A great metal guitar tone is built on tightness, not raw gain. The recipe is a clean DI, a tube-screamer-style boost into a high-gain amp or amp sim, a tight cab impulse response, double-tracking, and disciplined EQ. Most weak metal tones come from too much gain and not enough low-end control, so the techniques below are mostly about precision.
Here is how to dial in a heavy, modern rhythm tone in your DAW.
Start with a clean, tight DI
Everything downstream depends on the source. Record a clean DI through a decent interface like a Focusrite Scarlett, Universal Audio Volt or Audient iD, with fresh strings, palm-mutes that are genuinely tight, and no fret buzz. Sloppy playing or a noisy signal can not be fixed with gain. If you are tracking the whole part start to finish, our guide on how to record metal guitar covers performance and capture in depth.
Boost into the amp
The classic metal trick is a Tube Screamer-style overdrive in front of a high-gain amp. With the drive low, the level high and the tone moderate, it tightens the low end and focuses the midrange, which is what makes chugs articulate rather than flubby. You can use a real Ibanez TS9 or TS808 into an interface, or a tube-screamer model inside your amp sim. Learn why this works in what is a Tube Screamer.
Pick a high-gain amp sim
You do not need a real cranked amp at home. Plenty of plug-ins deliver convincing high-gain tones:
- Neural DSP Archetype series for modern, tight metal voicings.
- STL Tones ToneHub and AmpHub for a wide range of curated heavy presets.
- Positive Grid Bias FX 2 and IK Multimedia Amplitube for versatile high-gain options.
- Ignite Amps Emissary, a free amp sim that punches well above its price for metal.
Hardware modelers like the Line 6 Helix, Neural DSP Quad Cortex, Fractal Axe-Fx III or Kemper Profiler do the same job in a box. For dialing any of these, see how to dial in amp sim tones.
Choose the right cab IR
The cabinet impulse response shapes more of the tone than people expect. A tight, focused IR from a library like Celestion, ML Sound Lab, OwnHammer or York Audio can transform a fizzy amp into a defined one. Audition several and pick the one that sounds tight and full without harsh fizz. If IRs are new to you, start with what are impulse responses.
Double-track and mix
Metal lives on width. Record the rhythm twice and pan the takes hard left and right for a solid wall. Then high-pass the rumble, dip the low-mid mud, and tame the upper-treble fizz. Keep the bass guitar locked with the guitars so the low end stays tight. Our guide to mixing distorted guitars covers the full chain.

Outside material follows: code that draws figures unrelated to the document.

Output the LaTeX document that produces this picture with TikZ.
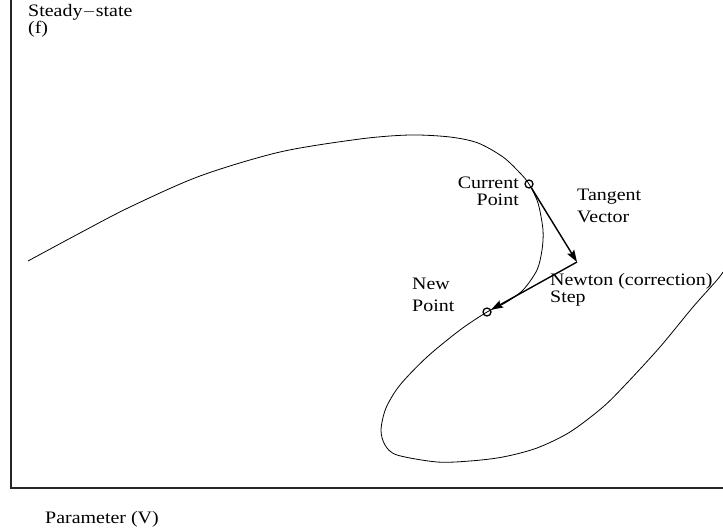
\documentclass[tikz,border=0pt]{standalone}
\usepackage{fontspec}
\setmainfont{Liberation Serif}[FakeStretch=1.14]
\usetikzlibrary{arrows.meta}
\begin{document}
\begin{tikzpicture}[x=1pt,y=-1pt,
  lbl/.style={inner sep=0pt,align=left,font={\fontsize{17.5}{13}\selectfont\lineskiplimit=-20pt}},
  lblr/.style={lbl,align=right},
  axis/.style={line width=1.3pt,draw=black!85},
  curve/.style={line width=0.8pt},
  vec/.style={line width=1.4pt,-{Stealth[length=12pt,width=8pt,inset=2pt]}},
  pt/.style={circle,draw,line width=1.3pt,minimum size=8pt,inner sep=0pt}]
\useasboundingbox (0,0) rectangle (723,529);
% axes
\coordinate (ytop) at (11,0);
\coordinate (O) at (11,488);
\coordinate (xend) at (723,488);
\draw[axis] (ytop) -- (O) -- (xend);
% solution curve
\draw[curve] plot[smooth,tension=0.5] coordinates {
 (28,261) (80,233) (130,207) (200,176) (280,152) (360,139) (410,135)
 (450,137) (478,143) (503,157) (520,173) (529,184) (538,203) (543,230)
 (542,250) (537,270) (523,290) (505,303) (487,312) (460,330) (427,357)
 (400,385) (386,408) (381,430) (385,445) (397,455) (437,462) (470,461)
 (503,457) (537,448) (570,432) (603,407) (627,383) (660,347) (693,307)
 (717,280) (723,272)};
% points
\node[pt] (cur) at (529,184) {};
\node[pt] (new) at (487,312) {};
\coordinate (tip) at (577,262);
\draw[vec] (cur) -- (tip);
\draw[vec] (tip) -- (new);
% labels
\node[lbl,anchor=north west] (ylab) at (28,4) {Steady$-$state\\[4.5pt](f)};
\node[lbl,anchor=base west] (xlab) at (45,523) {Parameter (V)};
\node[lblr,anchor=north east] (curlab) at (519,177) {Current\\[4pt]Point};
\node[lbl,anchor=north west] (tanlab) at (577,189) {Tangent\\[9pt]Vector};
\node[lbl,anchor=north west] (newtlab) at (550,273) {Newton (correction)\\[4pt]Step};
\node[lbl,anchor=north west] (newlab) at (412,278) {New\\[9pt]Point};
\end{tikzpicture}
\end{document}
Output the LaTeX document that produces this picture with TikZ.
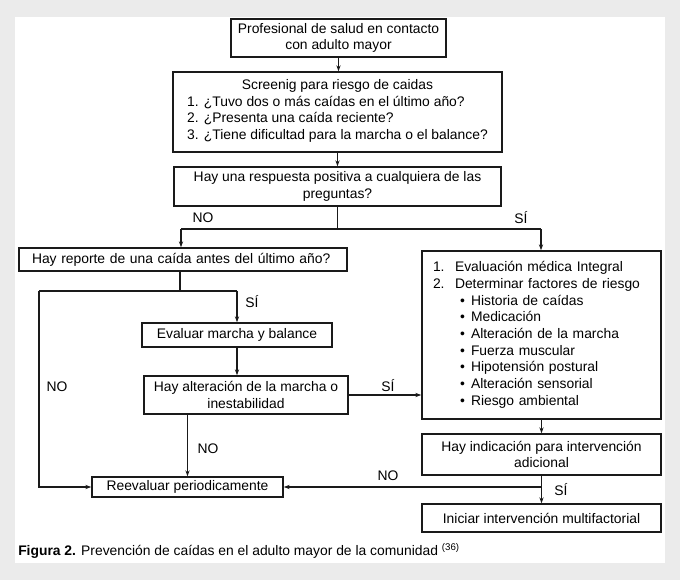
\documentclass[tikz,border=0pt]{standalone}
\usepackage{fontspec}
\setmainfont{Liberation Sans}
\usetikzlibrary{arrows.meta}
\newlength\pxl
\setlength\pxl{0.75pt}
\newcommand\mainf{\fontsize{10.4pt}{12.5pt}\selectfont}
\definecolor{bggray}{HTML}{EBEBEB}
\definecolor{linec}{HTML}{1A1A1A}
\definecolor{textc}{HTML}{000000}
\tikzset{
  x=0.75pt, y=-0.75pt,
  box/.style={draw=linec, line width=1.1pt, fill=white, inner sep=0pt, align=center, font=\mainf, text=textc},
  lbl/.style={inner sep=0pt, font=\mainf, text=textc},
  conn/.style={draw=linec, line width=0.85pt},
  arr/.style={conn, -{Stealth[length=4.5pt,width=3.2pt]}},
}
\begin{document}
\begin{tikzpicture}
\fill[bggray] (0,0) rectangle (680,580);
\fill[white] (15,17) rectangle (665,563);
\useasboundingbox (0,0) rectangle (680,580);

\node[box, minimum width=215\pxl, minimum height=38\pxl] (b1) at (338.5,38)
  {Profesional de salud en contacto\\con adulto mayor};
\node[box, minimum width=329\pxl, minimum height=80\pxl] (b2) at (337.5,112)
  {Screenig para riesgo de caidas\\
   \begin{tabular}[t]{@{}l@{}}1. ¿Tuvo dos o más caídas en el último año?\\
   2. ¿Presenta una caída reciente?\\
   3. ¿Tiene dificultad para la marcha o el balance?\end{tabular}};
\node[box, minimum width=327\pxl, minimum height=39\pxl] (b3) at (337.5,186.5)
  {Hay una respuesta positiva a cualquiera de las\\preguntas?};
\node[box, align=left, text width=302\pxl, inner xsep=13\pxl, minimum height=23\pxl] (b4) at (183,259.5)
  {Hay reporte de una caída antes del último año?};
\node[box, align=left, text width=217\pxl, inner xsep=11\pxl, minimum height=168\pxl] (b5) at (541.5,335)
  {\makebox[22\pxl][l]{1.}Evaluación médica Integral\\
   \makebox[22\pxl][l]{2.}Determinar factores de riesgo\\
   \hspace*{27\pxl}\makebox[11\pxl][l]{•}Historia de caídas\\
   \hspace*{27\pxl}\makebox[11\pxl][l]{•}Medicación\\
   \hspace*{27\pxl}\makebox[11\pxl][l]{•}Alteración de la marcha\\
   \hspace*{27\pxl}\makebox[11\pxl][l]{•}Fuerza muscular\\
   \hspace*{27\pxl}\makebox[11\pxl][l]{•}Hipotensión postural\\
   \hspace*{27\pxl}\makebox[11\pxl][l]{•}Alteración sensorial\\
   \hspace*{27\pxl}\makebox[11\pxl][l]{•}Riesgo ambiental};
\node[box, minimum width=190\pxl, minimum height=24\pxl] (b6) at (237,335)
  {Evaluar marcha y balance};
\node[box, minimum width=204\pxl, minimum height=38\pxl] (b7) at (246,395)
  {Hay alteración de la marcha o\\inestabilidad};
\node[box, minimum width=191\pxl, minimum height=20\pxl] (b8) at (187.5,487)
  {Reevaluar periodicamente};
\node[box, minimum width=239\pxl, minimum height=41\pxl] (b9) at (541.5,454.5)
  {Hay indicación para intervención\\adicional};
\node[box, minimum width=239\pxl, minimum height=28\pxl] (b10) at (541.5,518)
  {Iniciar intervención multifactorial};

% labels
\node[lbl] (lno1) at (203,218) {NO};
\node[lbl] (lsi1) at (521,218) {SÍ};
\node[lbl] (lsi2) at (252,302) {SÍ};
\node[lbl] (lno2) at (57,387) {NO};
\node[lbl] (lsi3) at (388,386) {SÍ};
\node[lbl] (lno3) at (208,449) {NO};
\node[lbl] (lno4) at (388,476) {NO};
\node[lbl] (lsi4) at (561,490) {SÍ};

% coordinates
\coordinate (jL) at (181,229);
\coordinate (jR) at (541,229);
\coordinate (k) at (180,291);
\coordinate (kL) at (39,291);
\coordinate (kR) at (237,291);
\coordinate (m) at (541,487);

% connectors
\draw[arr] (b1.south) -- (b1.south |- b2.north);
\draw[arr] (b2.south) -- (b2.south |- b3.north);
\draw[conn] (b3.south) -- (b3.south |- jL);
\draw[conn] (jL) -- (jR);
\draw[arr] (jL) -- (jL |- b4.north);
\draw[arr] (jR) -- (jR |- b5.north);
\draw[conn] (k |- b4.south) -- (k);
\draw[conn] (kL) -- (kR);
\draw[arr] (kR) -- (kR |- b6.north);
\draw[arr] (kL) -- (kL |- b8.west) -- (b8.west);
\draw[arr] (b6.south) -- (b6.south |- b7.north);
\draw[arr] (b7.east) -- (b7.east -| b5.west);
\draw[arr] (b8.north |- b7.south) -- (b8.north);
\draw[arr] (b5.south) -- (b5.south |- b9.north);
\draw[arr] (b9.south) -- (b9.south |- b10.north);
\draw[arr] (m) -- (m -| b8.east);

% caption
\node[lbl, anchor=base west] (cap) at (18,555)
  {\textbf{Figura 2.} Prevención de caídas en el adulto mayor de la comunidad \textsuperscript{(36)}};
\end{tikzpicture}
\end{document}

Lock the guitars to the bass and drums
A modern metal tone is not just the guitar sound; it is how the guitar, bass and kick interlock. The guitars own the midrange and upper bass, while the bass guitar fills the low end the high-pass cleared away. Time-align your rhythm parts tightly so palm mutes hit exactly with the kick drum, because even small timing slop turns a tight wall into a smear. A distorted or gritty bass tone that pokes through the guitar’s high-passed low end is what makes the whole section feel heavy. Once the rhythm bed is locked, leads and harmonies can sit slightly louder and brighter to cut over the top.
Frequently asked questions
How much gain do I need for a metal tone?

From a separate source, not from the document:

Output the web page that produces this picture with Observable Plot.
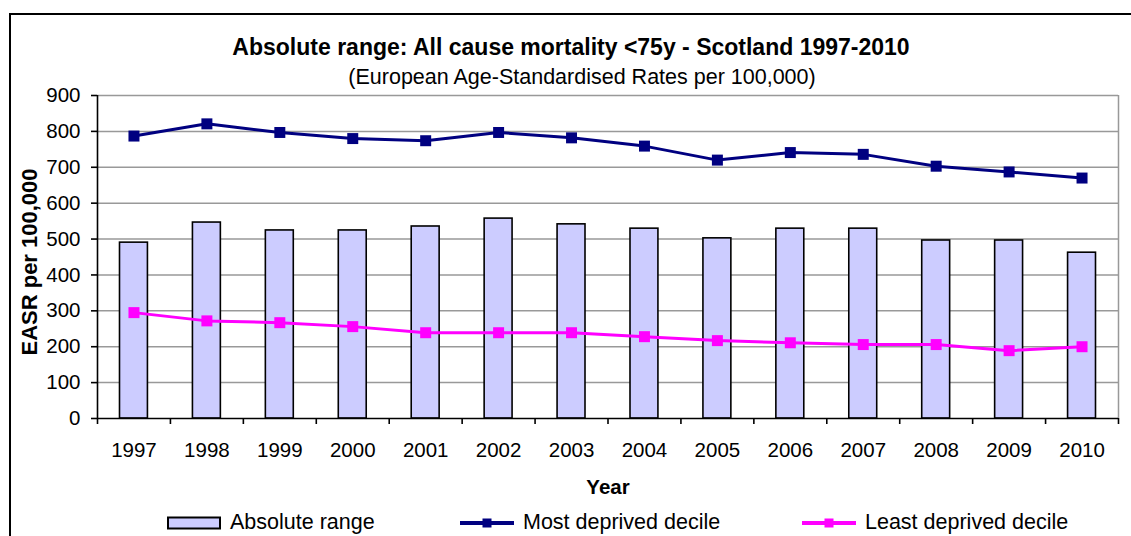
<!DOCTYPE html>
<html><head><meta charset="utf-8">
<script src="https://cdn.jsdelivr.net/npm/d3@7"></script>
<script src="https://cdn.jsdelivr.net/npm/@observablehq/plot@0.6"></script>
<style>
body{margin:0;background:#fff;font-family:"Liberation Sans",Arial,sans-serif;}
#wrap{position:relative;width:1131px;height:536px;overflow:hidden;background:#fff}
#border{position:absolute;left:9px;top:13px;width:1200px;height:600px;border:2px solid #000;box-sizing:border-box}
#chart{position:absolute;left:0;top:0}
.t{position:absolute;white-space:nowrap;color:#000;line-height:1}
.c{transform:translateX(-50%)}
.leg{position:absolute;top:512px;height:22px;display:flex;align-items:center;font-size:21.5px;white-space:nowrap;line-height:1}
.leg svg{margin-right:8px}
</style></head><body>
<div id="wrap">
<div id="border"></div>
<div id="chart"></div>
<div class="t c" id="title" style="left:571px;top:36px;font-size:23px;font-weight:bold">Absolute range: All cause mortality &lt;75y - Scotland 1997-2010</div>
<div class="t c" id="subtitle" style="left:582px;top:67px;font-size:21.5px">(European Age-Standardised Rates per 100,000)</div>
<div id="legend"></div>
</div>
<script>
const years = ["1997","1998","1999","2000","2001","2002","2003","2004","2005","2006","2007","2008","2009","2010"];
const absoluteRange = [490, 546, 524, 524, 535, 557, 541, 529, 502, 529, 529, 496, 496, 462];
const mostDeprived = [787, 821, 797, 780, 774, 797, 782, 759, 720, 741, 736, 703, 687, 670];
const leastDeprived = [295, 272, 267, 256, 239, 239, 239, 228, 217, 211, 206, 206, 189, 200];
const yTicks = [0, 100, 200, 300, 400, 500, 600, 700, 800, 900];
const seriesNames = ["Absolute range", "Most deprived decile", "Least deprived decile"];
const colors = {bar: "#ccccff", most: "#000080", least: "#ff00ff"};

const data = years.map((year, i) => ({year, range: absoluteRange[i], most: mostDeprived[i], least: leastDeprived[i]}));

const W = 1131, H = 536, mL = 97, mR = 13, mT = 95, mB = 118;
const step = (W - mL - mR) / years.length;
const last = years[years.length - 1];

const chart = Plot.plot({
  width: W, height: H,
  marginLeft: mL, marginRight: mR, marginTop: mT, marginBottom: mB,
  style: {fontFamily: '"Liberation Sans", Arial, sans-serif', fontSize: "20.5px", color: "#000", background: "transparent", overflow: "visible"},
  x: {type: "band", domain: years, padding: 0, round: false},
  y: {domain: [0, 900]},
  marks: [
    Plot.ruleY(yTicks.filter(d => d > 0), {stroke: "#999", strokeWidth: 1.5}),
    Plot.ruleX([last], {x: d => d, dx: step / 2, y1: 0, y2: 900, stroke: "#999", strokeWidth: 1.5}),
    Plot.barY(data, {x: "year", y: "range", fill: colors.bar, stroke: "#000", strokeWidth: 1.6, insetLeft: 22.5, insetRight: 22.5}),
    Plot.line(data, {x: "year", y: "most", stroke: colors.most, strokeWidth: 3}),
    Plot.dot(data, {x: "year", y: "most", symbol: "square", r: 6.2, fill: colors.most}),
    Plot.line(data, {x: "year", y: "least", stroke: colors.least, strokeWidth: 3}),
    Plot.dot(data, {x: "year", y: "least", symbol: "square", r: 6.2, fill: colors.least}),
    Plot.ruleY([0], {stroke: "#000", strokeWidth: 1.6}),
    Plot.ruleX([years[0]], {x: d => d, dx: -step / 2, y1: 0, y2: 900, stroke: "#000", strokeWidth: 1.6}),
    Plot.ruleX(years, {x: d => d, dx: -step / 2, y1: 0, y2: 0, insetBottom: -6, stroke: "#000", strokeWidth: 1.6}),
    Plot.ruleX([last], {x: d => d, dx: step / 2, y1: 0, y2: 0, insetBottom: -6, stroke: "#000", strokeWidth: 1.6}),
    Plot.axisY({ticks: yTicks, tickSize: 6, tickPadding: 11, label: null, strokeWidth: 1.6}),
    Plot.axisX({tickSize: 0, tickPadding: 24, label: null}),
    Plot.text(["EASR per 100,000"], {frameAnchor: "left", textAnchor: "middle", lineAnchor: "middle", rotate: -90, dx: -68, dy: 5, fontWeight: "bold", fontSize: 22}),
    Plot.text(["Year"], {frameAnchor: "bottom", lineAnchor: "middle", dy: 69, fontWeight: "bold", fontSize: 20.5})
  ]
});
document.getElementById("chart").appendChild(chart);

// legend
const legend = document.getElementById("legend");
const legendItems = [
  {name: seriesNames[0], left: 167, kind: "box", color: colors.bar},
  {name: seriesNames[1], left: 460, kind: "line", color: colors.most},
  {name: seriesNames[2], left: 802, kind: "line", color: colors.least}
];
for (const it of legendItems) {
  const div = document.createElement("div");
  div.className = "leg";
  div.style.left = it.left + "px";
  const sw = it.kind === "box"
    ? `<svg width="55" height="14"><rect x="1" y="1.5" width="52" height="11" fill="${it.color}" stroke="#000" stroke-width="2"/></svg>`
    : `<svg width="55" height="14"><line x1="0" x2="54" y1="7" y2="7" stroke="${it.color}" stroke-width="4"/><rect x="22.5" y="2.5" width="9" height="9" fill="${it.color}"/></svg>`;
  div.innerHTML = sw + `<span>${it.name}</span>`;
  legend.appendChild(div);
}
</script>
</body></html>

Less than you think. Tight metal tones use moderate gain plus a boost pedal for focus. Excess gain causes flubby low end and noise that ruins articulation. Back the gain off until palm mutes are clearly defined.
Do I need a real amp for metal tones at home?
No. Modern amp sims like Neural DSP, STL Tones and the free Ignite Amps Emissary, paired with good cab IRs, produce release-quality metal tones entirely in the box.
Why does my metal tone sound fizzy?
Usually too much gain, a harsh cab IR, or no high-cut. Reduce gain, try a smoother impulse response, and gently roll off the upper treble where fizz lives. A boost pedal in front also tightens things considerably.